SUPPLIED DATA:
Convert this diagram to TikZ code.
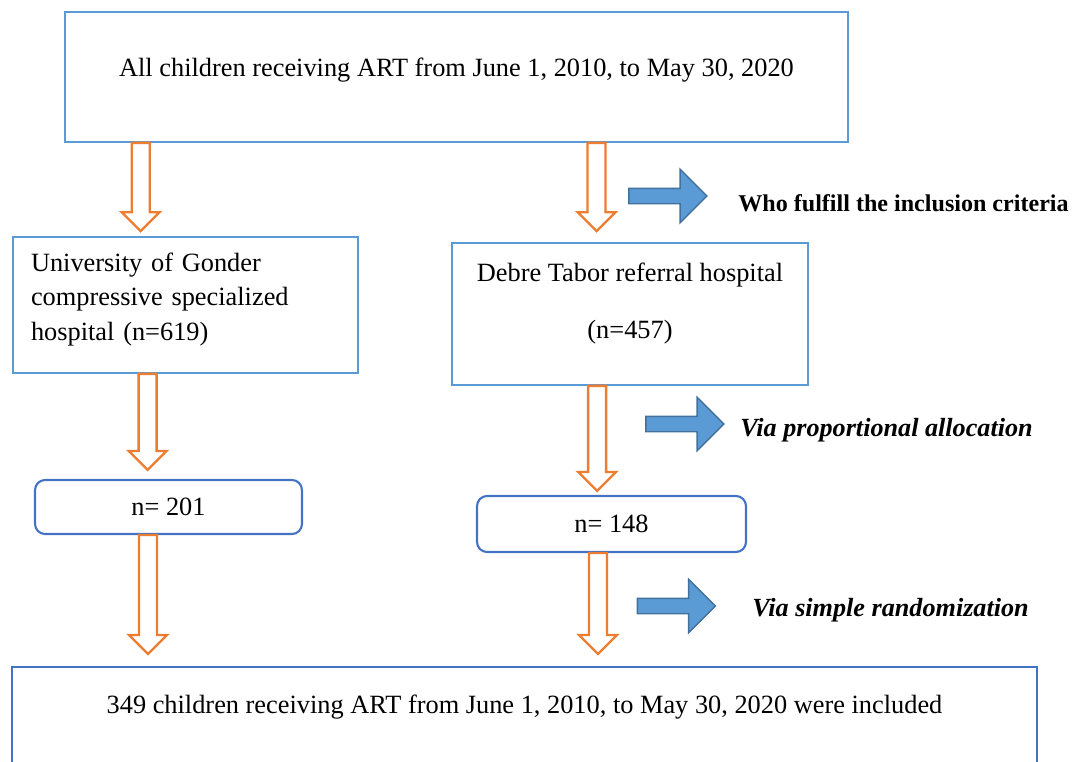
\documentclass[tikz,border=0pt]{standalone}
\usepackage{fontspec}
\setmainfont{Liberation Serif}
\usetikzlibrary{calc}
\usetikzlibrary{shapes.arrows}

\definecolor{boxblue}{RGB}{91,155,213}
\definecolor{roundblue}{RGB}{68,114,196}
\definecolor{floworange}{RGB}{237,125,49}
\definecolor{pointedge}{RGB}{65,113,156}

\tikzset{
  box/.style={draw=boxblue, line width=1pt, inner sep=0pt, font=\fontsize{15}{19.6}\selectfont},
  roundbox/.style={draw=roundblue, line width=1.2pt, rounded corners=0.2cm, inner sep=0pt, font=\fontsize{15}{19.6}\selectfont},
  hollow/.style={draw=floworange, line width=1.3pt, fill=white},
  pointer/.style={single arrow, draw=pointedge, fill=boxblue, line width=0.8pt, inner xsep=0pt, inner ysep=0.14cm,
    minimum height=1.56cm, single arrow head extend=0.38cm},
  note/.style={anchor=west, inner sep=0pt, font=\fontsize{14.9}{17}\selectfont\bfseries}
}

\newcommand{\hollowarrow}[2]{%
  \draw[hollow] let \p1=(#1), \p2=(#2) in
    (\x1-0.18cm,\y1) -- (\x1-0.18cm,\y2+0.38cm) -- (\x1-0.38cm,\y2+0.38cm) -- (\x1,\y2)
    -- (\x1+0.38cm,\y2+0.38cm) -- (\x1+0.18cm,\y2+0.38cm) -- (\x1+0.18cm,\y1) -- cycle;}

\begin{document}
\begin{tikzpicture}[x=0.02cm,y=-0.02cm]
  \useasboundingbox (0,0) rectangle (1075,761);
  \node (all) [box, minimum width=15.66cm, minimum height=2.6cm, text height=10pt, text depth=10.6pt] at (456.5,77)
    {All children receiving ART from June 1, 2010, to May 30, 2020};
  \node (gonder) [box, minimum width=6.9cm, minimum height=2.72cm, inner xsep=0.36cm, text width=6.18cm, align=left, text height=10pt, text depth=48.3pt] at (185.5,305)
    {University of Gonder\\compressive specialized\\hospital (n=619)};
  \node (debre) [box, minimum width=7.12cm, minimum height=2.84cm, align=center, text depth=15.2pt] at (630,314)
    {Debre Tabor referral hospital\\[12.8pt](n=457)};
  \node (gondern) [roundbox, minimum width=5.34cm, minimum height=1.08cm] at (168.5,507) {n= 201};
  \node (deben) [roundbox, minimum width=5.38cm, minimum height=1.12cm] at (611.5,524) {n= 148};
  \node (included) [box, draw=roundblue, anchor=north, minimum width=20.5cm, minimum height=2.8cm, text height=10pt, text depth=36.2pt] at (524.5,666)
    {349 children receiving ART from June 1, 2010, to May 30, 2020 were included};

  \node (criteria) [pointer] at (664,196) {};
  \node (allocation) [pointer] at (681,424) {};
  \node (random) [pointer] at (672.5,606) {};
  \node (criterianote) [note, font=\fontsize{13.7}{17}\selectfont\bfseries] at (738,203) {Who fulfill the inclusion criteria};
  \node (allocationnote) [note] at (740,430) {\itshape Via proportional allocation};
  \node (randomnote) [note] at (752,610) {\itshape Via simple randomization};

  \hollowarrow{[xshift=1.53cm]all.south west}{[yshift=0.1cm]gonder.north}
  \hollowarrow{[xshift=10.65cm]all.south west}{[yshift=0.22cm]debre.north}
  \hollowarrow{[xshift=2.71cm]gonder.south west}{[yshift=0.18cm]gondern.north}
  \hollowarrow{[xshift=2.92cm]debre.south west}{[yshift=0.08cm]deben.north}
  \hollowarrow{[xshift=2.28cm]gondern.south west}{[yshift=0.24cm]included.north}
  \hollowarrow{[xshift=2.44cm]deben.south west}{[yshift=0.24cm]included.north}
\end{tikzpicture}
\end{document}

WORK TO COMPLETE: Leave out any pictures, please, and quote only the lines from the top of the data through the line that contains "-- (\x1+0.38cm,\y2+0.38cm) -- (\x1+0.18cm,\y2+0.38cm)".

SOLUTION TO THIS EXERCISE:
Convert this diagram to TikZ code.
\documentclass[tikz,border=0pt]{standalone}
\usepackage{fontspec}
\setmainfont{Liberation Serif}
\usetikzlibrary{calc}
\usetikzlibrary{shapes.arrows}

\definecolor{boxblue}{RGB}{91,155,213}
\definecolor{roundblue}{RGB}{68,114,196}
\definecolor{floworange}{RGB}{237,125,49}
\definecolor{pointedge}{RGB}{65,113,156}

\tikzset{
  box/.style={draw=boxblue, line width=1pt, inner sep=0pt, font=\fontsize{15}{19.6}\selectfont},
  roundbox/.style={draw=roundblue, line width=1.2pt, rounded corners=0.2cm, inner sep=0pt, font=\fontsize{15}{19.6}\selectfont},
  hollow/.style={draw=floworange, line width=1.3pt, fill=white},
  pointer/.style={single arrow, draw=pointedge, fill=boxblue, line width=0.8pt, inner xsep=0pt, inner ysep=0.14cm,
    minimum height=1.56cm, single arrow head extend=0.38cm},
  note/.style={anchor=west, inner sep=0pt, font=\fontsize{14.9}{17}\selectfont\bfseries}
}

\newcommand{\hollowarrow}[2]{%
  \draw[hollow] let \p1=(#1), \p2=(#2) in
    (\x1-0.18cm,\y1) -- (\x1-0.18cm,\y2+0.38cm) -- (\x1-0.38cm,\y2+0.38cm) -- (\x1,\y2)
    -- (\x1+0.38cm,\y2+0.38cm) -- (\x1+0.18cm,\y2+0.38cm) -- (\x1+0.18cm,\y1) -- cycle;}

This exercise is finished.